#### THE EXERCISE
Reproduce exactly the run of lines from the one containing "Output the Python" through the one containing "ax.barh(y + h". Pictures do not belong in the copy.

**** ENTRIES PROVIDED ****

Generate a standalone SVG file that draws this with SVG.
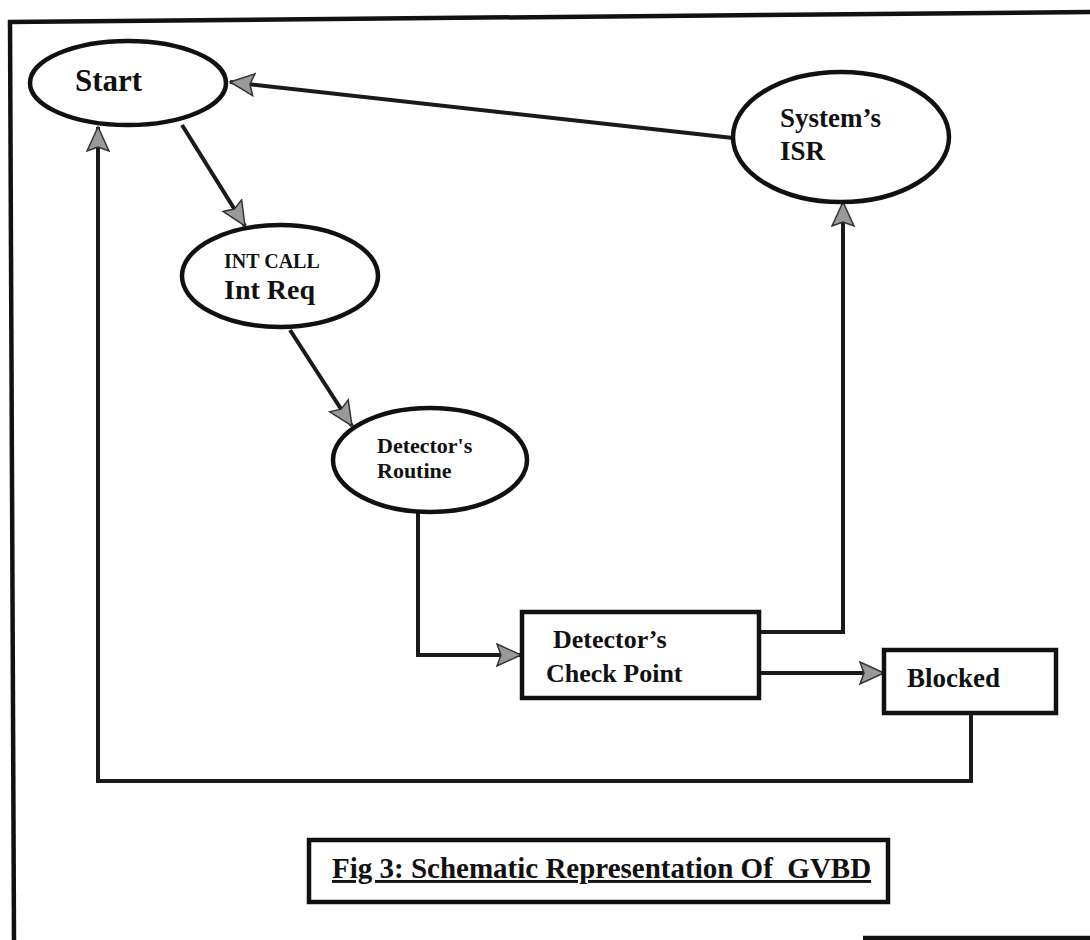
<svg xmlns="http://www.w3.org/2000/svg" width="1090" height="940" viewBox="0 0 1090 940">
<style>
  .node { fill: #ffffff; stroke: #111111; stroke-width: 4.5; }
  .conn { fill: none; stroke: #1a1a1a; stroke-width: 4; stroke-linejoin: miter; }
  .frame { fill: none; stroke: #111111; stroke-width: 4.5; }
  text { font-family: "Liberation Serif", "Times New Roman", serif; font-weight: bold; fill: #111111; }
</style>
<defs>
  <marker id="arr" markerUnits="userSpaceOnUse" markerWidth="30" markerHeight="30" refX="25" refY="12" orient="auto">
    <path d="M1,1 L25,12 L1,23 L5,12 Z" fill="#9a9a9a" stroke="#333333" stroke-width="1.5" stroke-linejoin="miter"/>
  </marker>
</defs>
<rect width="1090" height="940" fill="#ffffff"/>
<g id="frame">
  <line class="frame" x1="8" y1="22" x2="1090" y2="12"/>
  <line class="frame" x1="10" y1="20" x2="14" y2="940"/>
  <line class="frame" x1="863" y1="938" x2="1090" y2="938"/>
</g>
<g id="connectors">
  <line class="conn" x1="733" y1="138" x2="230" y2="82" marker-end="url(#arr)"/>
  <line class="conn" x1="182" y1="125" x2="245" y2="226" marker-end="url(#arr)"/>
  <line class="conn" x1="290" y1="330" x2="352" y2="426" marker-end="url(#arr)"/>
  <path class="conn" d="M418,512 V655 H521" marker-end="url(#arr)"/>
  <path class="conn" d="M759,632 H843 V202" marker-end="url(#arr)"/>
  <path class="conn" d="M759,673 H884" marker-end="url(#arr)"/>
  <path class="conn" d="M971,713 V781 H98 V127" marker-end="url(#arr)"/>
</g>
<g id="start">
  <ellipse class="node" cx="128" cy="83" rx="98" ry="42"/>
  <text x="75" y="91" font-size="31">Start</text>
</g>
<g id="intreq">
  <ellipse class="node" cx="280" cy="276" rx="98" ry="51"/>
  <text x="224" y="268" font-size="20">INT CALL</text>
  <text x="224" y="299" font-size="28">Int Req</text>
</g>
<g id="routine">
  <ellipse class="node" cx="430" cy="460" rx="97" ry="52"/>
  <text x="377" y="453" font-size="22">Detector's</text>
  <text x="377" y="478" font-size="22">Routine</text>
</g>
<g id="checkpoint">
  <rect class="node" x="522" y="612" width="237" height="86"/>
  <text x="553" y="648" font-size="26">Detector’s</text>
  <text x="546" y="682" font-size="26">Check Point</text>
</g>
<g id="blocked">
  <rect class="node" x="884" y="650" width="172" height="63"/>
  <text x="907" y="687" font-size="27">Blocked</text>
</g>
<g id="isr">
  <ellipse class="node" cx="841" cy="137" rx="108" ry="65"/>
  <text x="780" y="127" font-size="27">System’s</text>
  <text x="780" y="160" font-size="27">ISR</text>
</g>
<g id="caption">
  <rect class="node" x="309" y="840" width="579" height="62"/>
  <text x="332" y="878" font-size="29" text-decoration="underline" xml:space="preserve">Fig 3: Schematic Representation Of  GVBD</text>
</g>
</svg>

****
**** ENTRIES PROVIDED ****

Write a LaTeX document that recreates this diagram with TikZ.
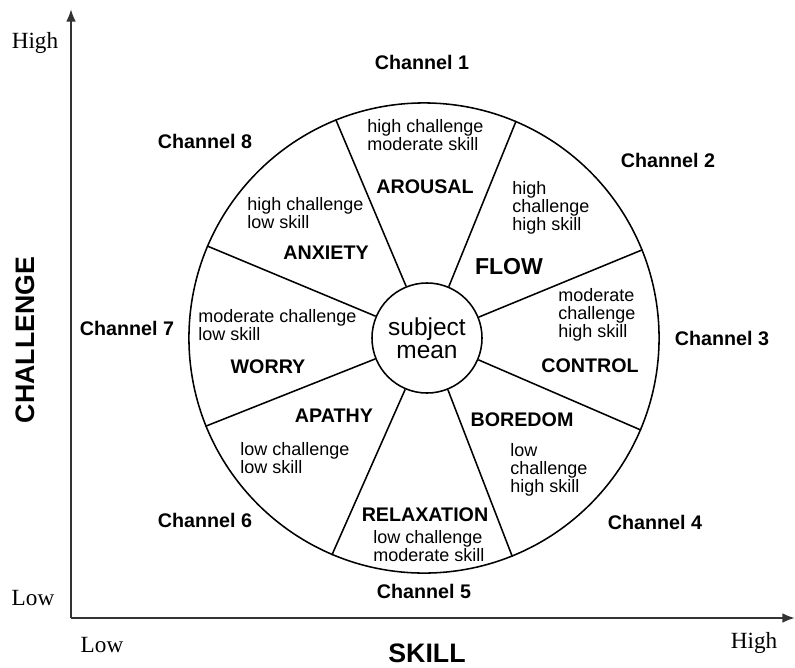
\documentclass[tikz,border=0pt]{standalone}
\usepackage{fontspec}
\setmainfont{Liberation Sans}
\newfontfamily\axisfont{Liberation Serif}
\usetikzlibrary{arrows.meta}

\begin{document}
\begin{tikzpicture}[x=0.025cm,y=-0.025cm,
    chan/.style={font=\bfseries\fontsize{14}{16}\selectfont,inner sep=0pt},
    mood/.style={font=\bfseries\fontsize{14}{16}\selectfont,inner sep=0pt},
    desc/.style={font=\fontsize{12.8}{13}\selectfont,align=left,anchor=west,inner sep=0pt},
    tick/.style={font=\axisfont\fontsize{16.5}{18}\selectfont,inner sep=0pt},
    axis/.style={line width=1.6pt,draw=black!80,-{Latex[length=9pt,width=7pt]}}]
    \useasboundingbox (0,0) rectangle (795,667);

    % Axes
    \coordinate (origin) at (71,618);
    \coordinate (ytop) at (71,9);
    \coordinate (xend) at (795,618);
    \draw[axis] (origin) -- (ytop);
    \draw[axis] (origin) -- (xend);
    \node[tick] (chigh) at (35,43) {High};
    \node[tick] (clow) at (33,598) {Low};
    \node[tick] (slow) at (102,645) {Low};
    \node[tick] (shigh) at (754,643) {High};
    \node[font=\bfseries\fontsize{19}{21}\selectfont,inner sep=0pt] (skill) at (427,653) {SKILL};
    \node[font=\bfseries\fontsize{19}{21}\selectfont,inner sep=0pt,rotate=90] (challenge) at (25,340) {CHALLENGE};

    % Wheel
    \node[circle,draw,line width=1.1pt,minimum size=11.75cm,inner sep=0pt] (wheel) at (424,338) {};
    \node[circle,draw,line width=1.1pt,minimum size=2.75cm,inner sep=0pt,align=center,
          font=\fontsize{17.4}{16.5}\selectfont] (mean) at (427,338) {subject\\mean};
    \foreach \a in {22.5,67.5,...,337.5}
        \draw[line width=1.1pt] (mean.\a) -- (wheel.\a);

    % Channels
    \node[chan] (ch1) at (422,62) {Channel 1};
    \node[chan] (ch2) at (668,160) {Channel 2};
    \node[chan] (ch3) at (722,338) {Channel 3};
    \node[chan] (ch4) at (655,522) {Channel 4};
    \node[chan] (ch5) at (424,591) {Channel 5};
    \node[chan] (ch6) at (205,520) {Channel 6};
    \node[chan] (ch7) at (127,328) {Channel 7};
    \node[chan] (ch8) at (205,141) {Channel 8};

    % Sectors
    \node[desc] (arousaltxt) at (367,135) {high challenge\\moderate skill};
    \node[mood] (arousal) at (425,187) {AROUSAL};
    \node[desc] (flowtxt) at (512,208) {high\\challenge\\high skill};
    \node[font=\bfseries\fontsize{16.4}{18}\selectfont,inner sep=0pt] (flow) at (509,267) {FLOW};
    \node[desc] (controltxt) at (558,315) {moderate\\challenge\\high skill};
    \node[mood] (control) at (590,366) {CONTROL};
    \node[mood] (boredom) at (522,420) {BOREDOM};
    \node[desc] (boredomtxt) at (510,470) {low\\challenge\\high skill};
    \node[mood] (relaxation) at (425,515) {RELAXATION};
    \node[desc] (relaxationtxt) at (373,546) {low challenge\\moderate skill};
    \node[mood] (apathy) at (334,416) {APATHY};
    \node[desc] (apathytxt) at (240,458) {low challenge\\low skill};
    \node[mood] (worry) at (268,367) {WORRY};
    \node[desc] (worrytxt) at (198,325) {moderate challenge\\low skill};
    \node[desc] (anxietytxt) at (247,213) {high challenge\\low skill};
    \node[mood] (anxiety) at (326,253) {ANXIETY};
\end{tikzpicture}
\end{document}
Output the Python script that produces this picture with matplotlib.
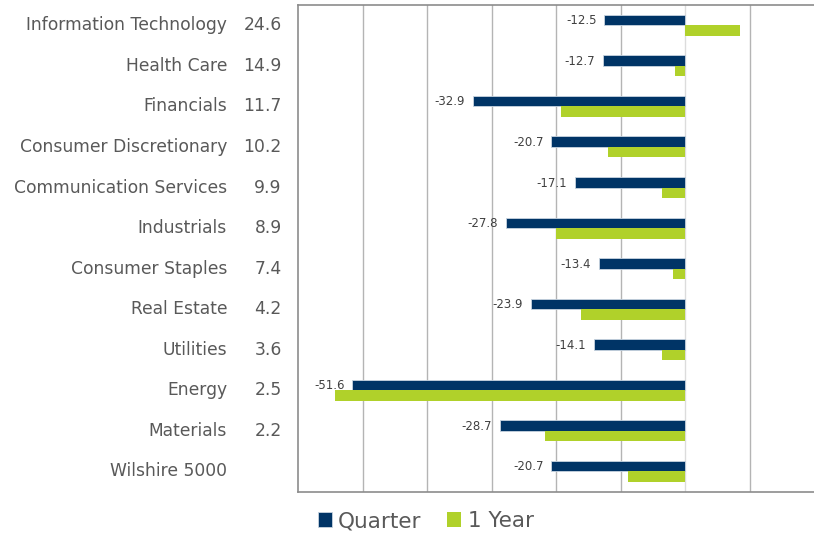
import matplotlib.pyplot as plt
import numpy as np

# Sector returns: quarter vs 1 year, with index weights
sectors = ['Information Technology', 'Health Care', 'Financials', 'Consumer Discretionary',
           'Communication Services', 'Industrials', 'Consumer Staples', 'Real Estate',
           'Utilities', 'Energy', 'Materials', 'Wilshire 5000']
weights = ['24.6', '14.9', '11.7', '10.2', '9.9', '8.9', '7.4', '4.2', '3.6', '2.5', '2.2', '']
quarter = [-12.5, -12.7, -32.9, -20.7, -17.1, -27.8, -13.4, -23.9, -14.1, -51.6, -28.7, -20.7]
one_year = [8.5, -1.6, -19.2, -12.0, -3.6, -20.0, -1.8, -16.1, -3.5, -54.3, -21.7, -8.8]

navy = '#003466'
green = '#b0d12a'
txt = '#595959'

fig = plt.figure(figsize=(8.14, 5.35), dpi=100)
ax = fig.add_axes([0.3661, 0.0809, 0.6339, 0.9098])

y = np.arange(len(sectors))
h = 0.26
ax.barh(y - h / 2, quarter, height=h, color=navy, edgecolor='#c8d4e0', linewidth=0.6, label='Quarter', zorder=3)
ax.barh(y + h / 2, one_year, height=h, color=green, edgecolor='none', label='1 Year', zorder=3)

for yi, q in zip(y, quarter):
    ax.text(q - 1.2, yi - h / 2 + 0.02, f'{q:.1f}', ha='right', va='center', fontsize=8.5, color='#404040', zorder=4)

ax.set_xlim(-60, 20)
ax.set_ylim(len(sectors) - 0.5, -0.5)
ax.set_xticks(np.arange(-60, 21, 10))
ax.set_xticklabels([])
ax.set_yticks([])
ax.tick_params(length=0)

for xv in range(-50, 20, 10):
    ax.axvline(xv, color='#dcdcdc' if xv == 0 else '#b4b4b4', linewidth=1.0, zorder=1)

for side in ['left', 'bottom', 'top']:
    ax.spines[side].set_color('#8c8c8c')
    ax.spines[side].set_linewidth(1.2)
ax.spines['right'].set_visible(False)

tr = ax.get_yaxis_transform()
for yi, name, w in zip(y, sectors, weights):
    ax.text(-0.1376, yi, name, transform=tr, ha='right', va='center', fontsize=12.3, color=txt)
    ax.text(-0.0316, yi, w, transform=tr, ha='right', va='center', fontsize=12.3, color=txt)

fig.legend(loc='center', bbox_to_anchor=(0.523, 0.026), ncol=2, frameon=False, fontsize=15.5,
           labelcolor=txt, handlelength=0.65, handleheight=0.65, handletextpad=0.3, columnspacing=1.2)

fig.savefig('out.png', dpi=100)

****

#### TASK SOLUTION
Output the Python script that produces this picture with matplotlib.
import matplotlib.pyplot as plt
import numpy as np

# Sector returns: quarter vs 1 year, with index weights
sectors = ['Information Technology', 'Health Care', 'Financials', 'Consumer Discretionary',
           'Communication Services', 'Industrials', 'Consumer Staples', 'Real Estate',
           'Utilities', 'Energy', 'Materials', 'Wilshire 5000']
weights = ['24.6', '14.9', '11.7', '10.2', '9.9', '8.9', '7.4', '4.2', '3.6', '2.5', '2.2', '']
quarter = [-12.5, -12.7, -32.9, -20.7, -17.1, -27.8, -13.4, -23.9, -14.1, -51.6, -28.7, -20.7]
one_year = [8.5, -1.6, -19.2, -12.0, -3.6, -20.0, -1.8, -16.1, -3.5, -54.3, -21.7, -8.8]

navy = '#003466'
green = '#b0d12a'
txt = '#595959'

fig = plt.figure(figsize=(8.14, 5.35), dpi=100)
ax = fig.add_axes([0.3661, 0.0809, 0.6339, 0.9098])

y = np.arange(len(sectors))
h = 0.26
ax.barh(y - h / 2, quarter, height=h, color=navy, edgecolor='#c8d4e0', linewidth=0.6, label='Quarter', zorder=3)
ax.barh(y + h / 2, one_year, height=h, color=green, edgecolor='none', label='1 Year', zorder=3)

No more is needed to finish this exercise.